If the DAC is Arduino controlled, that works well (circling through a lookup table) unless the MCU does anything intensive in the meantime, which is the case, that leads to delay problems.

As far as I know, here are my options :
-use a Raspberry Pi, or any MCU sufficiently fast (80+ Mhz CPU) with multithreading/RTOS option so that the timing discrepancies are not perceptible.
-use a MCU per DAC and one main MCU to rule them all. (with serial communication between the main / dedicated MCUs), making my own DDS in the process.
-use a DDS+DAC IC that is capable of executing repeatedly a waveform pattern, load the pattern once for all from the MCU until an update in the waveform is needed.

I would preferably go for option 3, because of the lower footprint.
I've looked at AD9106 but it seems real overkill for my application (the fundamental frequency of the repeating pattern would be in the LFO range, that is, up to 50 Hz at most)

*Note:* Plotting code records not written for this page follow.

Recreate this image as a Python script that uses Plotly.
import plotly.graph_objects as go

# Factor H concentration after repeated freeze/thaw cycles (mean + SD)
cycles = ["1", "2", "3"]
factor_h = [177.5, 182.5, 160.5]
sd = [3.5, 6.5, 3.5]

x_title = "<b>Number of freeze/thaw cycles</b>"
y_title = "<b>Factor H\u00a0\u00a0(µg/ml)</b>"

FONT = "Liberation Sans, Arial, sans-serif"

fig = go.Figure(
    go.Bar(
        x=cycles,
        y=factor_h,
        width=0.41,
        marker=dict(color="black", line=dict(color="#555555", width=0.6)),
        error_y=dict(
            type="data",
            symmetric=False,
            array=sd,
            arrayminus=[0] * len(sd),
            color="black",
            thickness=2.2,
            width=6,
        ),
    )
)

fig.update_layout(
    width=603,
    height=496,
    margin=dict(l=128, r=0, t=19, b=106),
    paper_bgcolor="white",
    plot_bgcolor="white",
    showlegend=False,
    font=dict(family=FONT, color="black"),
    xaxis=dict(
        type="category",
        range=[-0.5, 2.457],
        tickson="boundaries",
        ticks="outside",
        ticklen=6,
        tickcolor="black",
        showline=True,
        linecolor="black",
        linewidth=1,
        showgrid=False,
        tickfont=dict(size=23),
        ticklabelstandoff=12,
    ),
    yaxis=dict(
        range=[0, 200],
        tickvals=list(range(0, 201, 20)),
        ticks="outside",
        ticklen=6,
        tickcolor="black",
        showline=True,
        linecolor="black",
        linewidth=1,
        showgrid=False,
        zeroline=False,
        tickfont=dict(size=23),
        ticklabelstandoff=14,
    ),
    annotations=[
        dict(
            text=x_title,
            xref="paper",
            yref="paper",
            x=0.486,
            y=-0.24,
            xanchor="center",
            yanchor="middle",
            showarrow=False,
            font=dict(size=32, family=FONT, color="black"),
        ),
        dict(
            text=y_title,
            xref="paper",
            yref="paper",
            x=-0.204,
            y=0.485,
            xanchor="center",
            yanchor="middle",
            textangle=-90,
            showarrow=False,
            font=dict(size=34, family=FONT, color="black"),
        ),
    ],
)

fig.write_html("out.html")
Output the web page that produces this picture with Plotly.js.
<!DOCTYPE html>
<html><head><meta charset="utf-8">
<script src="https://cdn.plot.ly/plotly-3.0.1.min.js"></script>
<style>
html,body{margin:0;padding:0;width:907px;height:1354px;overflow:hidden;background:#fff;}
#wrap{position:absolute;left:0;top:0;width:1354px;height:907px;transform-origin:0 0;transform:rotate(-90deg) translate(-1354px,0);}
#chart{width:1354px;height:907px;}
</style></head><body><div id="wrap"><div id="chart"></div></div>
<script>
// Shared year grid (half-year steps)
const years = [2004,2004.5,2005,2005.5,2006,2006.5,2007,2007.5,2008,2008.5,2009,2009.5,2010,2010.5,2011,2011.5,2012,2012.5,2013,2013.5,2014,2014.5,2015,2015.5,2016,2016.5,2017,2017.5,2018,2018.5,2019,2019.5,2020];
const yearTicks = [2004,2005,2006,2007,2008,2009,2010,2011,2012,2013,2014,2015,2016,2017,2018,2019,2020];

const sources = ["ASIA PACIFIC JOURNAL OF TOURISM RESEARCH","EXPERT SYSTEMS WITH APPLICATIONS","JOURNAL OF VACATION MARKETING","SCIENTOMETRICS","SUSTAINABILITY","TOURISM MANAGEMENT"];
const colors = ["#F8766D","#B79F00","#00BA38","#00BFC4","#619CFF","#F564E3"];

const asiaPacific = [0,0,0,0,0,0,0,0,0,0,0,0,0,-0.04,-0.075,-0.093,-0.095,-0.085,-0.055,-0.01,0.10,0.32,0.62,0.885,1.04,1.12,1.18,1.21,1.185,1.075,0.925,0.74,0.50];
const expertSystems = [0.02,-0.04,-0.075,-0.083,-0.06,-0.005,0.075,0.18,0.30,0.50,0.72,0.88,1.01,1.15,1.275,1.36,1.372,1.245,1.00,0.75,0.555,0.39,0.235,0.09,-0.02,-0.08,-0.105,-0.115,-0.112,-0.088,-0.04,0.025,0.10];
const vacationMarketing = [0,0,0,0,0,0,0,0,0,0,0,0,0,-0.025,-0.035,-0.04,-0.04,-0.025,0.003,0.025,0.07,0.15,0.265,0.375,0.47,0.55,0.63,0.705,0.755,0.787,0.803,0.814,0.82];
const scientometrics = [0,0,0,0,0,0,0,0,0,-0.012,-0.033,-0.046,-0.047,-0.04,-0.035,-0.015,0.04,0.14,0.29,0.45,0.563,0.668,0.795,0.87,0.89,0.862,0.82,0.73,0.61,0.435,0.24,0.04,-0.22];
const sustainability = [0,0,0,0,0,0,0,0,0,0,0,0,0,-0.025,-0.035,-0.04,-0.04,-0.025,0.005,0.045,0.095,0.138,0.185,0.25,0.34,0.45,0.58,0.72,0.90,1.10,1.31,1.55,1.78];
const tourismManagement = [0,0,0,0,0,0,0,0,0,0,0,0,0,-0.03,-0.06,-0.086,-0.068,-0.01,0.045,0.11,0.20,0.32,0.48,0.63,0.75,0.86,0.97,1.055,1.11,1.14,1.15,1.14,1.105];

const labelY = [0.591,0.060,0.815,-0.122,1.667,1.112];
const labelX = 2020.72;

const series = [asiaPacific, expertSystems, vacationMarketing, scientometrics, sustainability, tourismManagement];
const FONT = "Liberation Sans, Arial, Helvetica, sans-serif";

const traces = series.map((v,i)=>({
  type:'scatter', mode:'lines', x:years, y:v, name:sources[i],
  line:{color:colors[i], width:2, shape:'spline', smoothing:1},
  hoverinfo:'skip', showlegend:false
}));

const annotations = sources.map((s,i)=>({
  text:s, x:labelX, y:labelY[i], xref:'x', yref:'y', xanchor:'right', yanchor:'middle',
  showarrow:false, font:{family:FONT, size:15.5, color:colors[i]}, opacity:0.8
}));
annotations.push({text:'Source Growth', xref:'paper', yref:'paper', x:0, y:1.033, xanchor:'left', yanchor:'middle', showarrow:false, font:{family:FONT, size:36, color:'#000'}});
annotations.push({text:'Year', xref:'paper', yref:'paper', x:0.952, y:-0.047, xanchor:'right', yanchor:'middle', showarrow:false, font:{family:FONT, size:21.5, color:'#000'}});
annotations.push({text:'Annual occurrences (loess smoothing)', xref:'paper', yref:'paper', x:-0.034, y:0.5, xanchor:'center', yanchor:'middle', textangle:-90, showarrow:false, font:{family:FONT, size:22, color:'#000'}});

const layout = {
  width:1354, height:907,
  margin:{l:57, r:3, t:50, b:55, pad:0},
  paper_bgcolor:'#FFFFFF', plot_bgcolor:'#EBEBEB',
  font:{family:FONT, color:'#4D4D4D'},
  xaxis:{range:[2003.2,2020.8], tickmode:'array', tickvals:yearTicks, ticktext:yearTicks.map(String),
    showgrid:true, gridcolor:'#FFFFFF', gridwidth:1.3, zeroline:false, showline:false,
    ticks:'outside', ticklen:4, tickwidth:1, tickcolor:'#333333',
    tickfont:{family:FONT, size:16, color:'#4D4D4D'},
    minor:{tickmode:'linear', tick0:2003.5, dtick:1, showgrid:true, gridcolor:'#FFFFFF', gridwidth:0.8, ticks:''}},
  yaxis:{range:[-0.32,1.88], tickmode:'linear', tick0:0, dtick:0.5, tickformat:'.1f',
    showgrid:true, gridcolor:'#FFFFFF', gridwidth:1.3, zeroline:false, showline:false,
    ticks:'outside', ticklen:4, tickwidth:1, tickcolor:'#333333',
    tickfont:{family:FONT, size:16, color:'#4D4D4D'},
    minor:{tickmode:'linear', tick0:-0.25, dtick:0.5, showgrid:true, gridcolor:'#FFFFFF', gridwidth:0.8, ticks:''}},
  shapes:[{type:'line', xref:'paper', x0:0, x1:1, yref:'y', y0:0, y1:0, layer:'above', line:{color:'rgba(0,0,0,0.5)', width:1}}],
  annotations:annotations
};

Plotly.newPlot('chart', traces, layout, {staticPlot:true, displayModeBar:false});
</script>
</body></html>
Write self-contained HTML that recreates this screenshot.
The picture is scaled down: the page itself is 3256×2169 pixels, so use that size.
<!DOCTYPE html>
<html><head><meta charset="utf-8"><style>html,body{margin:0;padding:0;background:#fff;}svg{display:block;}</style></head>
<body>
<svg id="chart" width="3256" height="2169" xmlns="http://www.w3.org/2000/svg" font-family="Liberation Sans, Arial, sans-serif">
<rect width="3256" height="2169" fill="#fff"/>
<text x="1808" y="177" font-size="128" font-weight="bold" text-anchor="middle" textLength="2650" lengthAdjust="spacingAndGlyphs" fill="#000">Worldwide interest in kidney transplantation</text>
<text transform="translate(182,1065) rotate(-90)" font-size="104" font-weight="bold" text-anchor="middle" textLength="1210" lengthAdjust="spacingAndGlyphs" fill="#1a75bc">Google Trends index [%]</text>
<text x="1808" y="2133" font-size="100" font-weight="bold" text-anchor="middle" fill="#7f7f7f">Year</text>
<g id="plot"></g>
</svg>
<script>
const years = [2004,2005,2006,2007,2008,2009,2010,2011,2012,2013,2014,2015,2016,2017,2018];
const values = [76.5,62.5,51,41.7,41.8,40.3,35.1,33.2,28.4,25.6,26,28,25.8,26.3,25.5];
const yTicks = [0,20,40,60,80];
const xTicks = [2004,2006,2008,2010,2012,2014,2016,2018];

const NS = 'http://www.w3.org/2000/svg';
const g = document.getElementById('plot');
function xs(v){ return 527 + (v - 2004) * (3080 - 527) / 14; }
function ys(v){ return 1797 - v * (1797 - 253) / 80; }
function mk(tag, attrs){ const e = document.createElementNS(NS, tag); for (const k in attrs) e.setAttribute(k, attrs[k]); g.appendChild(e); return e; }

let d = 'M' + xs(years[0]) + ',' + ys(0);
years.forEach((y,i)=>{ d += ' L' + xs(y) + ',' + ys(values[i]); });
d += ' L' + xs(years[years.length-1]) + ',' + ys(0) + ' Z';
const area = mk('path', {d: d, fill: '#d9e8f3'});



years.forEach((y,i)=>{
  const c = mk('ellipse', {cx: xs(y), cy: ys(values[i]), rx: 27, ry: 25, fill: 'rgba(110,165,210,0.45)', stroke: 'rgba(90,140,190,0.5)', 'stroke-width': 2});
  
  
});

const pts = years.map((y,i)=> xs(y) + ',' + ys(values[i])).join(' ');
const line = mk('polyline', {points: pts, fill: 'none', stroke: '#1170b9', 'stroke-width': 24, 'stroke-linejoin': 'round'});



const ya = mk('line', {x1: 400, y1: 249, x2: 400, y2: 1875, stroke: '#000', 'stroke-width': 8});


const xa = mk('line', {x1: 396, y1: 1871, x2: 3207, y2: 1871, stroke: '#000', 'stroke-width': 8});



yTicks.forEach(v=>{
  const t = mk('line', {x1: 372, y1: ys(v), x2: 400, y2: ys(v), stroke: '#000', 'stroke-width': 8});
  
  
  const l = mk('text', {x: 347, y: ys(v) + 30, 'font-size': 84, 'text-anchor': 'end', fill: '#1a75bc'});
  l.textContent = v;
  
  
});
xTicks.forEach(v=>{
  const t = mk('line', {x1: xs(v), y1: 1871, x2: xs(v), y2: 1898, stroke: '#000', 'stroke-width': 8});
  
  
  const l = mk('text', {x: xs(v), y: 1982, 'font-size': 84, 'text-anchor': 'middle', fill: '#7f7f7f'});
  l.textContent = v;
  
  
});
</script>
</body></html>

Any ideas for a relatively simple DDS or even an advanced DAC with a repeating pattern feature ?
 

jwet

Joined Feb 29, 2020
9
I think you've got a handle on the tradeoffs involved. The ARB waveform is the issue- most DDS chips have sine ROM, very few have a RAM for the waveform lookup. The AD9106 is probably the cleanest solution. A DSP or a CPU with good DSP extensions like an ARM M4 (Teensy 3/4) might be good. What you want is DMA so that you can set this up and then let it run. Another common way to tackle this is with a small FPGA. A phase accumulator is pretty simple, you then just take the MSB though your lookup table and push out the waveform. You might look at a tear down of this $60 Chinese Arb Waveform generators, I think they use some cheap FPGA and a pile of resistors for the DAC- pretty clever overall. There were people trying to improve these little sig gens and a lot of reverse engineering went on Somewhat tore one of these down and showed how they work- Dave Jones of EEVBlog maybe?
 

jwet

Joined Feb 29, 2020
9
I just read your last sentence again- at 50 Hz, an Arduino with a timer interupt and a phase accumulator in software should be more than adequate. Just make the IRQ a high priority so you don't get jitter. You can also have the interupt fire a bit early and then wait in the ISR a little for the exact right time to eliminate jitter. It would pretty much consume an Arduino.